Directions | Repeat each line word for word.

Material for this exercise |
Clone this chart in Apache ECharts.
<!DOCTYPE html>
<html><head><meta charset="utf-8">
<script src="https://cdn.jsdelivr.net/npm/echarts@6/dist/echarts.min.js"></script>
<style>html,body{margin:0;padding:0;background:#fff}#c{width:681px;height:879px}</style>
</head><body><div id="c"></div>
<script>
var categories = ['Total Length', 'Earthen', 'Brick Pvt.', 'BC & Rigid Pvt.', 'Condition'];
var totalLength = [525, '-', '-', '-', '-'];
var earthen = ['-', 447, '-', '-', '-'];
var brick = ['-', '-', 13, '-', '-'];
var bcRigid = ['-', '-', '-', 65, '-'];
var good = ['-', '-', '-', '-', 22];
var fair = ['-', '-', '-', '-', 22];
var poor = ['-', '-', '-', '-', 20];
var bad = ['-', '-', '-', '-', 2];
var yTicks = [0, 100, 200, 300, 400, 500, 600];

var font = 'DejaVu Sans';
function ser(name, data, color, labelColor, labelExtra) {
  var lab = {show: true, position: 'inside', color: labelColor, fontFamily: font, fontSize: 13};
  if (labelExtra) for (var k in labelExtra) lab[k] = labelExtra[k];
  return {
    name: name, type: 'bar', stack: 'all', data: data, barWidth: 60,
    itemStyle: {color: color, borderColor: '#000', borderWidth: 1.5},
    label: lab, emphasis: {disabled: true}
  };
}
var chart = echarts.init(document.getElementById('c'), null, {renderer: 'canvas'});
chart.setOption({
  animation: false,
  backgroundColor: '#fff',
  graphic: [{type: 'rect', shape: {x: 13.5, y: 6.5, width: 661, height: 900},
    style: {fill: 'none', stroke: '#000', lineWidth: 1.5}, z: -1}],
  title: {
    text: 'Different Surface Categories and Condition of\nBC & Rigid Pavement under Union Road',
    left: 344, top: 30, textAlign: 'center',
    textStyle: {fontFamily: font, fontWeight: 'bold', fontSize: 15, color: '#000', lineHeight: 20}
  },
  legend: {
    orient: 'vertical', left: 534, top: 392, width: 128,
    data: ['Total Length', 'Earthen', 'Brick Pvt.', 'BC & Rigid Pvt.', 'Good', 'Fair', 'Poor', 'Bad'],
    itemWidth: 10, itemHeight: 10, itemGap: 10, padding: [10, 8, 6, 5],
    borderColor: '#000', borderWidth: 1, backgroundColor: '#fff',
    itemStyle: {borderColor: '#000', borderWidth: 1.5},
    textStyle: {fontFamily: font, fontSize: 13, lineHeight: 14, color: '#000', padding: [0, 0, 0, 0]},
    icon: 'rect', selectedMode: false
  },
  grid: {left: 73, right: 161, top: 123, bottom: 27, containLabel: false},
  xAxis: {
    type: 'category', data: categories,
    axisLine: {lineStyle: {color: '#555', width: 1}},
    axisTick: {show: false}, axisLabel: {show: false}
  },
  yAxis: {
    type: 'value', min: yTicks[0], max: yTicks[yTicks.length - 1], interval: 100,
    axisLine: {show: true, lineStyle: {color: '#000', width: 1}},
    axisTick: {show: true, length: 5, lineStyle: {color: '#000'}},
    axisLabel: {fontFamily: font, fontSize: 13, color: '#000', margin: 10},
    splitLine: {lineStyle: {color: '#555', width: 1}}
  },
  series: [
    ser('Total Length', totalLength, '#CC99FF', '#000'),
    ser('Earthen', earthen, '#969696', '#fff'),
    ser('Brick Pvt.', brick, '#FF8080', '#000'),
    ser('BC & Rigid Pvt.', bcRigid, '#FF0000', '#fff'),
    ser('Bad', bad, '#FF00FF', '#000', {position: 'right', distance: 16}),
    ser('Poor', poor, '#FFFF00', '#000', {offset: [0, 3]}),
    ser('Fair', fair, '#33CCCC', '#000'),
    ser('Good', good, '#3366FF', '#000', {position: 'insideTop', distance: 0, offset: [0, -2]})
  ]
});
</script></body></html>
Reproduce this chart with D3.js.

Result of the task |
Clone this chart in Apache ECharts.
<!DOCTYPE html>
<html><head><meta charset="utf-8">
<script src="https://cdn.jsdelivr.net/npm/echarts@6/dist/echarts.min.js"></script>
<style>html,body{margin:0;padding:0;background:#fff}#c{width:681px;height:879px}</style>
</head><body><div id="c"></div>
<script>
var categories = ['Total Length', 'Earthen', 'Brick Pvt.', 'BC & Rigid Pvt.', 'Condition'];
var totalLength = [525, '-', '-', '-', '-'];
var earthen = ['-', 447, '-', '-', '-'];
var brick = ['-', '-', 13, '-', '-'];
var bcRigid = ['-', '-', '-', 65, '-'];
var good = ['-', '-', '-', '-', 22];
var fair = ['-', '-', '-', '-', 22];
var poor = ['-', '-', '-', '-', 20];
var bad = ['-', '-', '-', '-', 2];
var yTicks = [0, 100, 200, 300, 400, 500, 600];

var font = 'DejaVu Sans';
function ser(name, data, color, labelColor, labelExtra) {
  var lab = {show: true, position: 'inside', color: labelColor, fontFamily: font, fontSize: 13};
  if (labelExtra) for (var k in labelExtra) lab[k] = labelExtra[k];
  return {
    name: name, type: 'bar', stack: 'all', data: data, barWidth: 60,
    itemStyle: {color: color, borderColor: '#000', borderWidth: 1.5},
    label: lab, emphasis: {disabled: true}
  };
}
var chart = echarts.init(document.getElementById('c'), null, {renderer: 'canvas'});
chart.setOption({
  animation: false,
  backgroundColor: '#fff',
  graphic: [{type: 'rect', shape: {x: 13.5, y: 6.5, width: 661, height: 900},
    style: {fill: 'none', stroke: '#000', lineWidth: 1.5}, z: -1}],
  title: {
    text: 'Different Surface Categories and Condition of\nBC & Rigid Pavement under Union Road',
    left: 344, top: 30, textAlign: 'center',
    textStyle: {fontFamily: font, fontWeight: 'bold', fontSize: 15, color: '#000', lineHeight: 20}
  },
  legend: {
    orient: 'vertical', left: 534, top: 392, width: 128,
    data: ['Total Length', 'Earthen', 'Brick Pvt.', 'BC & Rigid Pvt.', 'Good', 'Fair', 'Poor', 'Bad'],
    itemWidth: 10, itemHeight: 10, itemGap: 10, padding: [10, 8, 6, 5],
    borderColor: '#000', borderWidth: 1, backgroundColor: '#fff',
    itemStyle: {borderColor: '#000', borderWidth: 1.5},
    textStyle: {fontFamily: font, fontSize: 13, lineHeight: 14, color: '#000', padding: [0, 0, 0, 0]},
    icon: 'rect', selectedMode: false
  },
  grid: {left: 73, right: 161, top: 123, bottom: 27, containLabel: false},
  xAxis: {
    type: 'category', data: categories,
    axisLine: {lineStyle: {color: '#555', width: 1}},
    axisTick: {show: false}, axisLabel: {show: false}
  },
  yAxis: {
    type: 'value', min: yTicks[0], max: yTicks[yTicks.length - 1], interval: 100,
    axisLine: {show: true, lineStyle: {color: '#000', width: 1}},
    axisTick: {show: true, length: 5, lineStyle: {color: '#000'}},
    axisLabel: {fontFamily: font, fontSize: 13, color: '#000', margin: 10},
    splitLine: {lineStyle: {color: '#555', width: 1}}
  },
  series: [
    ser('Total Length', totalLength, '#CC99FF', '#000'),
    ser('Earthen', earthen, '#969696', '#fff'),
    ser('Brick Pvt.', brick, '#FF8080', '#000'),
    ser('BC & Rigid Pvt.', bcRigid, '#FF0000', '#fff'),
    ser('Bad', bad, '#FF00FF', '#000', {position: 'right', distance: 16}),
    ser('Poor', poor, '#FFFF00', '#000', {offset: [0, 3]}),
    ser('Fair', fair, '#33CCCC', '#000'),
    ser('Good', good, '#3366FF', '#000', {position: 'insideTop', distance: 0, offset: [0, -2]})
  ]
});
</script></body></html>
Reproduce this chart with D3.js.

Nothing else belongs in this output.